Part of the business side Kennedy experienced was the construction of Kansas Speedway. His mother, who is also chief executive officer for track owner International Speedway Corp., had a major hand in the design of Kansas Speedway, and Ben accompanied her on trips to the track when it was still a muddy hole in the ground.

“I remember the whole project coming together,” he said. “It was almost dinner-table conversation for us to talk about Kansas Speedway and this awesome project. I remember going out there when it was under construction and hanging out for the weekend and seeing it develop through the years.”

Kennedy was 9 years old when he was in Victory Lane after Jeff Gordon won the inaugural Sprint Cup race at Kansas Speedway in 2001.

“It was cool to see it all come together … and having the Hollywood Casino was another big venture,” he said. “I’m excited to finally get on the race track this time.”

Kennedy didn’t plan on a career as a driver until he was in his early teens and former Sprint Cup crew chief Robbie Loomis put him in a quarter midget at a one-day go-kart school.

“The next thing you knew we were going racing on Friday nights,” Kennedy said. “After a couple years of doing that, I saw it more as a career.”

After competing for three seasons in the NASCAR K&N Pro Series East, Kennedy made five starts in the Camping World Trucks Series last year with a best finish of fourth at the fall Martinsville race.

This year, Kennedy won the pole at his hometown track at Daytona, where he finished 15th, and he finished third in the series’ second race at Martinsville.

“We’re starting to hit our stride,” said Kennedy, who drives the No. 31 Turner Scott Motorsports Chevrolet. “We had an awesome truck at Daytona, running up for the lead for a long time … and Martinsville, we missed the setup a little bit, worked on it throughout the race … got a bunch of restarts on the inside.

“I have no idea how we got a third-place finish, but we’ll take it.”

Because he comes from such a famous family, Kennedy feels a little extra pressure to prove he belongs on the track.

“It’s definitely there, there is a little bit of pressure,” he said. “To be honest, when we get in these cars and everything, it’s game time.
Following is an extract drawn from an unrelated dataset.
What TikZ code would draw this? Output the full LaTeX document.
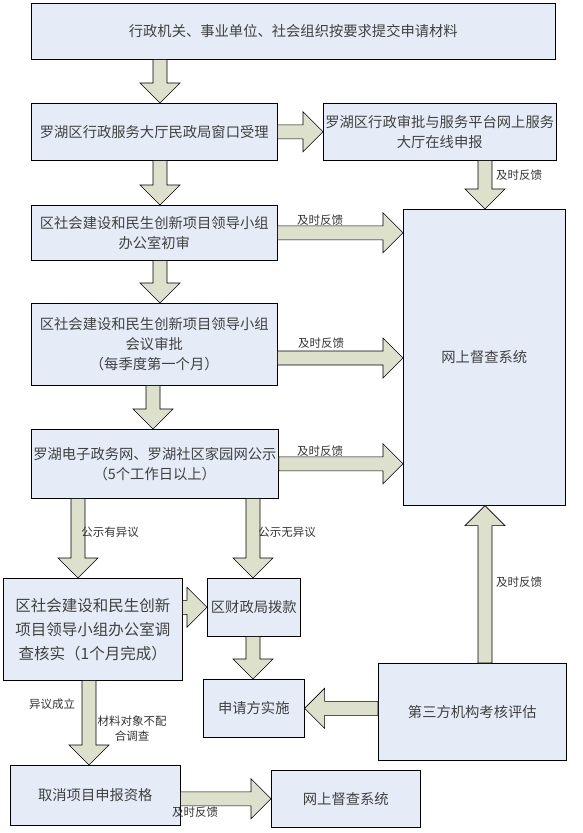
\documentclass[tikz,border=0pt]{standalone}
\usepackage{fontspec}
\setmainfont{Noto Sans CJK SC}
\usetikzlibrary{calc}

\definecolor{boxblue}{HTML}{E6ECF7}
\definecolor{arrowgreen}{HTML}{DDE0CB}
\definecolor{txtgray}{HTML}{404040}

\tikzset{
  stage/.style={draw=black, line width=0.6pt, fill=boxblue, text=txtgray,
    align=center, anchor=north west, inner sep=2pt, font=\fontsize{14.3}{20}\selectfont},
  fat/.style={draw=black, line width=0.6pt, fill=arrowgreen, line join=miter},
  fb/.style={text=black!80, font=\fontsize{11.5}{15}\selectfont, inner sep=1pt, align=center}
}

% block arrow from #1 to #2
\newcommand{\fatarrow}[2]{%
  \coordinate (fa-s) at #1; \coordinate (fa-e) at #2;
  \coordinate (fa-h) at ($(fa-e)!20pt!(fa-s)$);
  \draw[fat] ($(fa-s)!7pt!90:(fa-e)$) -- ($(fa-h)!7pt!90:(fa-e)$)
    -- ($(fa-h)!20pt!90:(fa-e)$) -- (fa-e) -- ($(fa-h)!20pt!-90:(fa-e)$)
    -- ($(fa-h)!7pt!-90:(fa-e)$) -- ($(fa-s)!7pt!-90:(fa-e)$) -- cycle;}

\begin{document}
\begin{tikzpicture}[x=1pt,y=-1pt]
	\useasboundingbox (0,0) rectangle (582,833);
	
	% columns and rows for the arrows
	\coordinate (c1) at (160,0);
	\coordinate (c2) at (153,0);
	\coordinate (c3) at (485,0);
	\coordinate (c4) at (78,0);
	\coordinate (c5) at (253,0);
	\coordinate (c6) at (89,0);
	\coordinate (r5) at (0,358);
	
	\node[stage, minimum width=524, minimum height=56] (b1) at (31,3) {行政机关、事业单位、社会组织按要求提交申请材料};
	\node[stage, minimum width=246, minimum height=57] (b2) at (31,103) {罗湖区行政服务大厅民政局窗口受理};
	\node[stage, minimum width=232, minimum height=57] (b3) at (323,103) {罗湖区行政审批与服务平台网上服务\\大厅在线申报};
	\node[stage, minimum width=246, minimum height=55] (b4) at (31,205) {区社会建设和民生创新项目领导小组\\办公室初审};
	\node[stage, minimum width=246, minimum height=82] (b5) at (31,303) {区社会建设和民生创新项目领导小组\\会议审批\\（每季度第一个月）};
	\node[stage, minimum width=246, minimum height=69] (b6) at (31,429) {罗湖电子政务网、罗湖社区家园网公示\\（5个工作日以上）};
	\node[stage, minimum width=162, minimum height=296] (big) at (403,209) {网上督查系统};
	\node[stage, minimum width=179, minimum height=102, font=\fontsize{15.5}{24}\selectfont] (b7) at (3,578) {区社会建设和民生创新\\项目领导小组办公室调\\查核实（1个月完成）};
	\node[stage, minimum width=93, minimum height=58] (b8) at (207,578) {区财政局拨款};
	\node[stage, minimum width=101, minimum height=58] (b9) at (203,679) {申请方实施};
	\node[stage, minimum width=188, minimum height=97] (b10) at (378,663) {第三方机构考核评估};
	\node[stage, minimum width=170, minimum height=60] (b11) at (10,765) {取消项目申报资格};
	\node[stage, minimum width=149, minimum height=57] (b12) at (271,770) {网上督查系统};
	
	\fatarrow{(b1.south -| c1)}{(b2.north -| c1)}
	\fatarrow{(b2.east)}{(b3.west)}
	\fatarrow{(b2.south -| c1)}{(b4.north -| c1)}
	\fatarrow{(b4.south -| c1)}{(b5.north -| c1)}
	\fatarrow{(b5.south -| c2)}{(b6.north -| c2)}
	\fatarrow{(b3.south -| c3)}{(big.north -| c3)}
	\fatarrow{(b4.east)}{(big.west |- b4.east)}
	\fatarrow{(b5.east |- r5)}{(big.west |- r5)}
	\fatarrow{(b6.east)}{(big.west |- b6.east)}
	\fatarrow{(b6.south -| c4)}{(b7.north -| c4)}
	\fatarrow{(b6.south -| c5)}{(b8.north -| c5)}
	\fatarrow{(b7.east |- b8.west)}{(b8.west)}
	\fatarrow{(b8.south -| c5)}{(b9.north -| c5)}
	\fatarrow{(b10.west |- b9.east)}{(b9.east)}
	\fatarrow{(b10.north -| c3)}{(big.south -| c3)}
	\fatarrow{(b7.south -| c6)}{(b11.north -| c6)}
	\fatarrow{(b11.east |- b12.west)}{(b12.west)}
	
	\node[fb] (l1) at (519,175) {及时反馈};
	\node[fb] (l2) at (320,220) {及时反馈};
	\node[fb] (l3) at (321,343) {及时反馈};
	\node[fb] (l4) at (320,451) {及时反馈};
	\node[fb] (l5) at (110,532) {公示有异议};
	\node[fb] (l6) at (287,532) {公示无异议};
	\node[fb] (l7) at (519,582) {及时反馈};
	\node[fb] (l8) at (52,704) {异议成立};
	\node[fb] (l9) at (132,729) {材料对象不配\\合调查};
	\node[fb] (l10) at (195,812) {及时反馈};
\end{tikzpicture}
\end{document}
Any driver out there will have pressure on their shoulders to perform and compete. We all want to be Cup drivers eventually. There is definitely that pressure that everyone’s watching you. If anything, it’s a little more motivation for me.”

His family gives him more advice on the business side of the sport than on the competitive side.
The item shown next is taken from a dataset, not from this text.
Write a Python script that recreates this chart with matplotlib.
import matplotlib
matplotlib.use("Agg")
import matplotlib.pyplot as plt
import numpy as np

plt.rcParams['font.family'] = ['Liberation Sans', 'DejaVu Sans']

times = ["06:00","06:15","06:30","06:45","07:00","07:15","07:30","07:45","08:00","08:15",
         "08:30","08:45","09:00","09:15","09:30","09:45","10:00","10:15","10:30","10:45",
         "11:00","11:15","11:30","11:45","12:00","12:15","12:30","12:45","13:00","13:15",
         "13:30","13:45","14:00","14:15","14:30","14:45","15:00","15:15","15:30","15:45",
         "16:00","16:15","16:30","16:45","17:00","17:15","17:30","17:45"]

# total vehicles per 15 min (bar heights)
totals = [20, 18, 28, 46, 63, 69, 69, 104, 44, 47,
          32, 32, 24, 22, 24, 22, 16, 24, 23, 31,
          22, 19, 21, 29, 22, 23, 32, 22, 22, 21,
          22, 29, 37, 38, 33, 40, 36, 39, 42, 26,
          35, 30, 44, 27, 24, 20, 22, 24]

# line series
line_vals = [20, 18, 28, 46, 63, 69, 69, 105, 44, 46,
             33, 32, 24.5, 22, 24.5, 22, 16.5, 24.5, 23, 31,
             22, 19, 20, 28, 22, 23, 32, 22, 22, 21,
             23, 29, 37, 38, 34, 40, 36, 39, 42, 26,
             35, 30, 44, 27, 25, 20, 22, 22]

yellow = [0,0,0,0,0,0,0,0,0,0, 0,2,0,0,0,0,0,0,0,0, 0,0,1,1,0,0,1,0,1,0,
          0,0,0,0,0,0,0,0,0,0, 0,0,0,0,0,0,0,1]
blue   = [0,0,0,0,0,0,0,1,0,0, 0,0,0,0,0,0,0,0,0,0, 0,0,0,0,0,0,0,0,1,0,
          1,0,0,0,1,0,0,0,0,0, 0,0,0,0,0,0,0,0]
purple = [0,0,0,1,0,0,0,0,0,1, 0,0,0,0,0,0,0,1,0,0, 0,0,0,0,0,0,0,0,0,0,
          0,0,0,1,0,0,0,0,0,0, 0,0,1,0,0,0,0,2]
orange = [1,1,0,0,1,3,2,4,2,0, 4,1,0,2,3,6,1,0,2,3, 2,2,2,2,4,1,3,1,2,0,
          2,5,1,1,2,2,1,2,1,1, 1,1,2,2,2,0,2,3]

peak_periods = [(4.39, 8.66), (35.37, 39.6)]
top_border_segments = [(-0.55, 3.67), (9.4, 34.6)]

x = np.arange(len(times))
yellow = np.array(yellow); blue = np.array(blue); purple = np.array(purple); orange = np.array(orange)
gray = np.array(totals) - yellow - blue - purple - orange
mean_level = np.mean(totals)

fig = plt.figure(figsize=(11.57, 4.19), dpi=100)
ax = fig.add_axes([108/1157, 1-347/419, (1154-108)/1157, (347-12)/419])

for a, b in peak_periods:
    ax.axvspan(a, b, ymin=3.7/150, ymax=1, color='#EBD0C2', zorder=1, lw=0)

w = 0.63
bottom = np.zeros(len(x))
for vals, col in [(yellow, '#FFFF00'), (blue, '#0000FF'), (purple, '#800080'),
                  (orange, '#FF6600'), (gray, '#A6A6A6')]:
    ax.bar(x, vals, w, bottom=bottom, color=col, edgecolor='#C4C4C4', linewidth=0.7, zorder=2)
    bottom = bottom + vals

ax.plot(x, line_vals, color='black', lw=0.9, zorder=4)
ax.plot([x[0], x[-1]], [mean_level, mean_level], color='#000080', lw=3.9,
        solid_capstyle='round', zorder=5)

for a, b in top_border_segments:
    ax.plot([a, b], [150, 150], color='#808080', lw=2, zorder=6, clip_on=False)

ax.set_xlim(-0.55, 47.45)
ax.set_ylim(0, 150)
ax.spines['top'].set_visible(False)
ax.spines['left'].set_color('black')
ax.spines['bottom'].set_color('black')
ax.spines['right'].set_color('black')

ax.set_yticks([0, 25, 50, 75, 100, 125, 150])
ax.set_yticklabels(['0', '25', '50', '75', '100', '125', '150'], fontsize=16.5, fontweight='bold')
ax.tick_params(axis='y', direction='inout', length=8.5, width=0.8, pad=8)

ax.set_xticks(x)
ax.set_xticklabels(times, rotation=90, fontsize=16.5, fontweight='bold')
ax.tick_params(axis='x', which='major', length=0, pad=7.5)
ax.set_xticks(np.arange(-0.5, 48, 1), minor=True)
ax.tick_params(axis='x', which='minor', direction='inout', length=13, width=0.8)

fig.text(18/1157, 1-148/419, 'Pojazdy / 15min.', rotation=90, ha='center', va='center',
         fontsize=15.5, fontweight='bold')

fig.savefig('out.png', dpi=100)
“He’s very dedicated. He’s putting all this effort into it,” Lesa France Kennedy said. “It’s been a very good learning experience from a business standpoint for him. He has to sell his product … he’s looking for sponsorships … he makes speaking engagements, and all those are learning experiences for anything he might do in the future.”

Kennedy graduated with a degree in sports management at the University of Florida last Saturday, and once his career ends, it’s possible he could one day succeed his uncle Brian as NASCAR’s top executive.

For now, his attention is on the track, and a win at Kansas would be especially meaningful to Kennedy.

“Winning the pole at Daytona was definitely special, being my backyard,” Kennedy said, “but Kansas has also been special to me because my mom had a big part in developing that speedway and planning it.

“I’ve been watching old videos … as young as the track is, there is definitely history there. Some big names have won at that place. I think we’re going to have a pretty fast hot rod there.”